WANDERED into a curious little shop only to realise it sells nothing worth buying, you’re alone and the proprietor is staring at you? Here’s how to politely free yourself:
Never speak to the owner
Even a courteous hello to the owner of a tat emporium locks you into a sympathy purchase. Blank them at every turn. Never meet their eye; even a glance will convey how desperate they are and how badly their business is failing. Next you’re leaving with their surplus stock of pewter dragon statues and seaglass jewellery.
Never touch anything
Proper shops operate a ‘you break it, you bought it’ policy. Tiny shops selling nothing anyone could ever want demand that you buy whatever you picked up to inspect out of morbid curiosity. And now you’re going home with a little glass jar with layers of coloured sand in it that cost £17.
Act like you’re lost
After the tinkling entrance bell fades to oppressive silence and rows of dusty knick-knacks, loudly declare ‘this isn’t the pub I imagined it to be’ and walk out, backwards, staring straight ahead. Will the owner would believe you thought a gift shop was a pub? Well, he believed selling crap was a viable business, so why not?

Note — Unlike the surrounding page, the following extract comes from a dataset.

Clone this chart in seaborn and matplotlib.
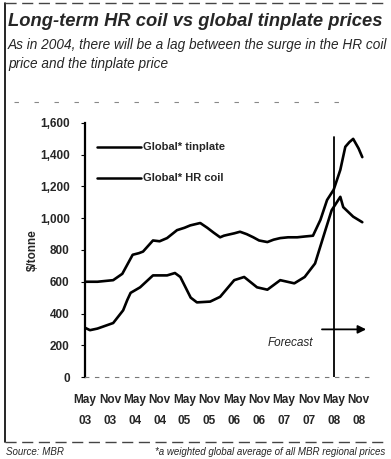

Claim you’ve left your wallet at home
You wish you could buy a dreamcatcher and a gigantic retro box of matches, you really do, but you’ve only gone and left your wallet in your car and your car in your garage and your garage in another city. What terrible luck. ‘Maybe another day,’ you say, ignorant that the proprietor will cling to those words and long await your promised return.
Pretend to die
If you’re unlucky enough to have been cornered while browsing shelves of laser-etched driftwood, fake a cardiac arrest. Lie motionless while waiting for the ambulance even if it takes four hours. The paramedics won’t be mad. They’ve been there, they’ll understand.